There are two tools I use for the proof. First we have that for $g\geq 2$, the group $\Sigma_g$ is quasi-isometric to $\Sigma_2$ (this I already understand, see https://math.stackexchange.com/q/2818142 and my following remark about coverings). Secondly, if we can find that two groups are commensurable, then they are quasi-isometric (this means we can pass by finite index subgroups). An equivalent way to use this is by defining finite-degree covering maps between two surfaces. Here I shall mention the equality:
$$\pi_1 (S)*\pi_1 (S')=\pi_1 (S\vee S').$$
I try to proof that a free product
$$G = \Sigma_{g_1}*\dots \Sigma_{g_n}=\coprod_{i=1}^n \Sigma_{g_i}$$
is quasi-isometric to one of following five groups: $\mathbb{Z}^2 , \Sigma_2,  \mathbb{Z}^2* \mathbb{Z}^2, \mathbb{Z}^2* \Sigma_2, \Sigma_2* \Sigma_2$.
This way we can show that

*

*$\mathbb{Z}^2*...* \mathbb{Z}^2$   is quasi-isometric to $ \mathbb{Z}^2* \mathbb{Z}^2$.

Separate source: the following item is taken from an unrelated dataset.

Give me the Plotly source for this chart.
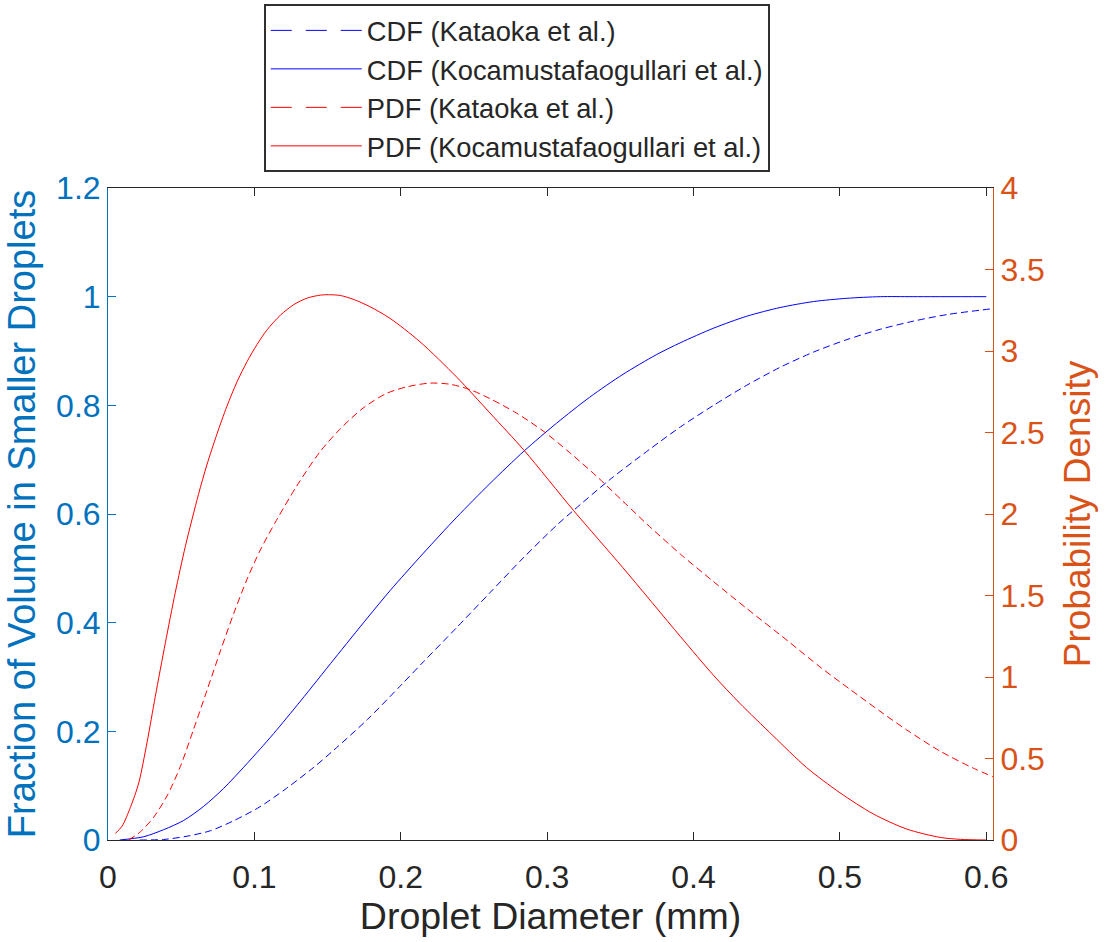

*$\Sigma_2*...* \Sigma_2$   is quasi-isometric to $ \Sigma_2* \Sigma_2$.

*$\Sigma_2*...* \Sigma_2 * \mathbb{Z}^2*...* \mathbb{Z}^2$   is quasi-isometric to $ \Sigma_2* \mathbb{Z}^2$.

This is where I am stuck. These three equivalences should be proven by showing the two groups are finite index subgroups of each other (note that $\Sigma_2$ can be replaced by $\Sigma_g$ at any time). An indirect way to show these are finite index subgroups of each other, is by defining a finite-degree covering map from one to the other. If I remember well this is due to the Seifert–Van Kampen theorem.
This question and many insights of for a proof are based on the paper "Amenability, bilipschitz equivalence, and the von Neumann conjecture" by Kevin White.
Edit:
I imagine there are many ways to prove this. I wish to thank Lee Mosher for his solution, but I have the impression that Kevin White uses more elementary arguments. Probably, that is why he adds no reference to the proof. In my opinion, he seems to imply easy subgroups can be found. Here is his proof.

 A: What you need for this question is the paper by Papasoglu and Whyte, "Quasi-isometries between groups with infinitely many ends". The general theorem regarding free products (which is an application of their much more general theorem) says this:

If $G$ and $H$ are each nontrivial free products of one-ended groups, then $G$ is quasi-isometric to $H$ if and only if the set of quasi-isometry types of free factors of $G$ equals the set of quasi-isometry types of free factors of $H$.

In your case, you are considering two quasi-isometry types:

*

*The quasi-isometry class of $\mathbb Z^2$, which equals the quasi-isometry class $[\mathbb R^2]$ of the Euclidean plane $\mathbb R^2$; and

*The quasi-isometry class of the $\Sigma_g$'s with $g \ge 2$, which equals the quasi-isometry class $[\mathbb H^2]$ of the hyperbolic plane $\mathbb H^2$.

And your answer is the correct one, as one sees by applying the above theorem: the three quasi-isometry classes of free products in your question correspond to the three nonempty subsets of the set $\{[\mathbb H^2],[\mathbb R^2]\}$, namely
$$\{[\mathbb H^2],[\mathbb R^2]\}, \quad \{[\mathbb H^2]\}, \quad \{[\mathbb R^2]\}
$$